Chequers is a 16th-century manor house is located near the village of Ellesborough. It has been the official country residence of the Prime Minister since 1921. It is regularly the scene for international diplomatic visits by foreign leaders.
Stoke-on-Trent North MP Jonathan Gullis recently wrote to the Prime Minister highlighting what Stoke-on-Trent has to offer, as Chequers plans to replace its tableware.
The Trustees of Chequers currently use an old Royal Doulton dinner service but are planning to replace it.
"Such a purchase would send a signal to the world that Britain is back. Backing a British product, from a British company, securing jobs and helping level-up Stoke-on-Trent," added Jonathan.
The Prime Minister confirmed that he has sent on the request to the Curator at Chequers and that the estate plans to consult with the appropriate Trade Association in due course regarding the purchase.
British-made crockery is already in us at 10 Downing Street and in the Houses of Parliament, but securing this additional contract would be a boost for Stoke-on-Trent companies.

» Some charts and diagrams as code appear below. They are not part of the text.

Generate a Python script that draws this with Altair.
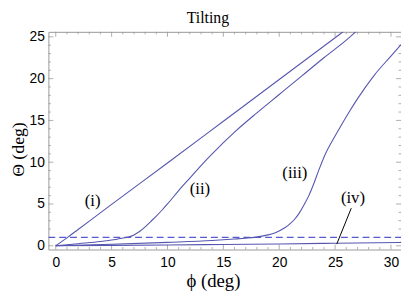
import altair as alt
import pandas as pd

# Curve data (phi in deg, Theta in deg)
phi_i = [0, 1, 2, 5, 10, 15, 20, 25.74]
theta_i = [0, 0.95, 1.95, 4.95, 9.9, 14.9, 19.9, 25.63]

phi_ii = [0, 2, 4, 5, 6, 6.5, 7, 7.5, 8, 8.5, 9, 9.5, 10, 11, 12, 13, 14, 16, 18, 20, 22, 24, 26, 26.86]
theta_ii = [0, 0.25, 0.5, 0.68, 0.92, 1.05, 1.3, 1.7, 2.25, 2.9, 3.55, 4.25, 5.0, 6.6, 8.1, 9.6, 11.0, 13.6, 15.9, 18.1, 20.3, 22.5, 24.6, 25.63]

phi_iii = [0, 5, 10, 14, 16, 17, 17.8, 19, 19.7, 20.5, 20.9, 21.4, 21.76, 22.2, 22.65, 23.1, 23.5, 24.1, 24.77, 25.5, 26.3, 27.06, 28.5, 30, 30.9]
theta_iii = [0, 0.18, 0.4, 0.62, 0.8, 0.9, 1.0, 1.3, 1.6, 2.15, 2.55, 3.2, 3.85, 4.85, 6.0, 7.45, 8.9, 10.9, 12.6, 14.3, 16.1, 17.7, 20.4, 22.7, 24.06]

phi_iv = [0, 5, 10, 15, 20, 25, 30.9]
theta_iv = [0, 0.05, 0.1, 0.16, 0.22, 0.3, 0.4]

threshold_phi = [-0.66, 30.9]
threshold_theta = [1.0, 1.0]

label_text = ["(i)", "(ii)", "(iii)", "(iv)"]
label_phi = [3.3, 12.9, 21.4, 26.6]
label_theta = [5.4, 6.75, 8.7, 5.7]

pointer_phi = [25.15, 26.45]
pointer_theta = [0.2, 4.5]

x_major = [0, 5, 10, 15, 20, 25, 30]
x_minor = [v for v in range(0, 31) if v % 5 != 0]
y_major = [0, 5, 10, 15, 20, 25]
y_minor = [v for v in range(0, 26) if v % 5 != 0]

XDOM = [-0.66, 30.9]
YDOM = [-0.45, 25.6]
W, H = 358, 221
COL = "#5656b0"

rows = []
for name, xs_, ys_ in [("i", phi_i, theta_i), ("ii", phi_ii, theta_ii),
                       ("iii", phi_iii, theta_iii), ("iv", phi_iv, theta_iv)]:
    for k, (a, b) in enumerate(zip(xs_, ys_)):
        rows.append({"curve": name, "phi": a, "theta": b, "order": k})
curves = pd.DataFrame(rows)

xs = alt.Scale(domain=XDOM, nice=False, zero=False)
ys = alt.Scale(domain=YDOM, nice=False, zero=False)

xax = alt.Axis(values=x_major, ticks=False, domain=False, grid=False,
               labelFont="Liberation Sans", labelFontSize=14, labelColor="black",
               labelPadding=6, title="ϕ (deg)", titleFont="Liberation Serif",
               titleFontSize=19, titleFontWeight="normal", titleColor="black",
               titlePadding=3, titleX=167)
yax = alt.Axis(values=y_major, ticks=False, domain=False, grid=False,
               labelFont="Liberation Sans", labelFontSize=14, labelColor="black",
               labelPadding=4, title="Θ (deg)", titleFont="Liberation Serif",
               titleFontSize=18, titleFontWeight="normal", titleColor="black",
               titlePadding=2, titleY=119)

lines = alt.Chart(curves).mark_line(color=COL, stroke=COL, strokeWidth=1.1, clip=True,
                                    interpolate="monotone").encode(
    x=alt.X("phi:Q", scale=xs, axis=xax),
    y=alt.Y("theta:Q", scale=ys, axis=yax),
    detail="curve:N",
    order="order:Q",
)

dashed = alt.Chart(pd.DataFrame({"phi": threshold_phi, "theta": threshold_theta})).mark_line(
    color="#5a5ad0", strokeWidth=1.1, strokeDash=[7, 4], clip=True).encode(
    x=alt.X("phi:Q", scale=xs), y=alt.Y("theta:Q", scale=ys))

pointer = alt.Chart(pd.DataFrame({"phi": pointer_phi, "theta": pointer_theta})).mark_line(
    color="black", strokeWidth=1).encode(
    x=alt.X("phi:Q", scale=xs), y=alt.Y("theta:Q", scale=ys))

labels = alt.Chart(pd.DataFrame({"t": label_text, "phi": label_phi, "theta": label_theta})).mark_text(
    font="Liberation Serif", fontSize=17, color="black").encode(
    x=alt.X("phi:Q", scale=xs), y=alt.Y("theta:Q", scale=ys), text="t:N")

def xticks(vals, ln):
    d = pd.DataFrame({"v": vals})
    b = alt.Chart(d).mark_rule(color="#999999", strokeWidth=0.8).encode(
        x=alt.X("v:Q", scale=xs), y=alt.value(H), y2=alt.value(H - ln))
    t = alt.Chart(d).mark_rule(color="#999999", strokeWidth=0.8).encode(
        x=alt.X("v:Q", scale=xs), y=alt.value(0), y2=alt.value(ln))
    return [b, t]

def yticks(vals, ln):
    d = pd.DataFrame({"v": vals})
    l = alt.Chart(d).mark_rule(color="#999999", strokeWidth=0.8).encode(
        y=alt.Y("v:Q", scale=ys), x=alt.value(0), x2=alt.value(ln))
    r = alt.Chart(d).mark_rule(color="#999999", strokeWidth=0.8).encode(
        y=alt.Y("v:Q", scale=ys), x=alt.value(W), x2=alt.value(W - ln))
    return [l, r]

ticklayers = xticks(x_major, 5) + xticks(x_minor, 2.5) + yticks(y_major, 5) + yticks(y_minor, 2.5)

chart = alt.layer(*ticklayers, dashed, lines, pointer, labels).properties(
    width=W, height=H,
    title=alt.TitleParams("Tilting", font="Liberation Serif", fontSize=16,
                          fontWeight="normal", color="black", dx=-17, offset=4),
    autosize=alt.AutoSizeParams(type="none"),
    padding={"left": 41, "top": 22, "right": 0, "bottom": 46},
).configure_view(stroke="#999999", strokeWidth=1)

chart.save("out.html", embed_options={"renderer": "svg", "actions": False})
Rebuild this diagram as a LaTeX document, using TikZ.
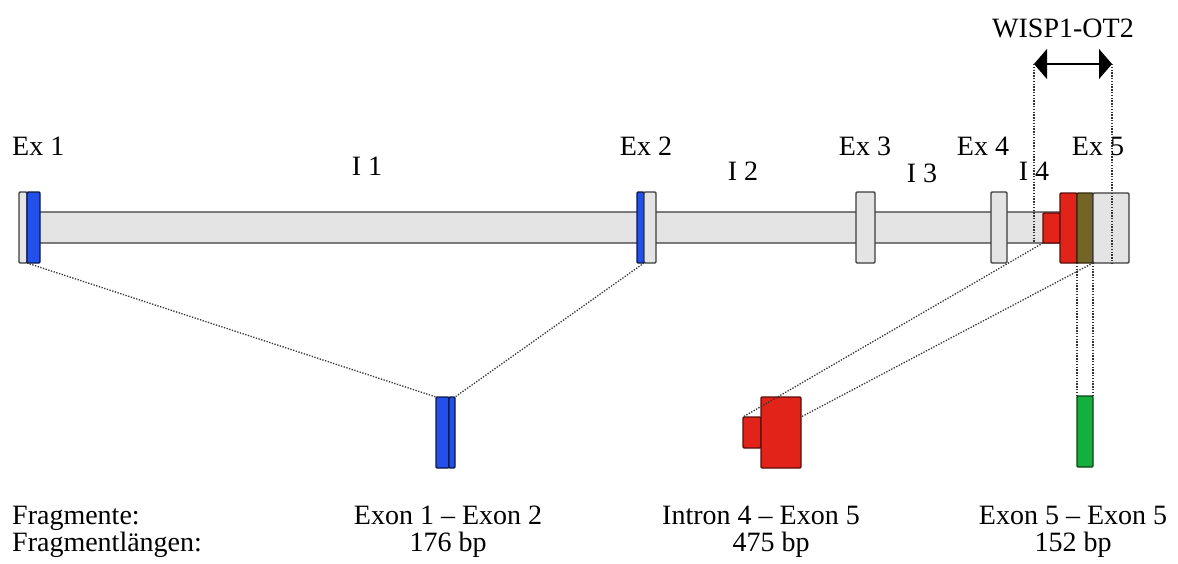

"It is a difficult time for a lot of businesses in Stoke, but this opportunity of work from the Chequers estate will help boost our ceramics industry. The prestige that comes with such an order would be an invaluable marketing tool for both our city and the successful company."
"Of course, when a company gets an order, the whole supply chain benefits, which supports hundreds of jobs on its own."
"I certainly urge all local ceramic businesses to get ready to engage with the process when Chequers goes out for tender," said Jonathan.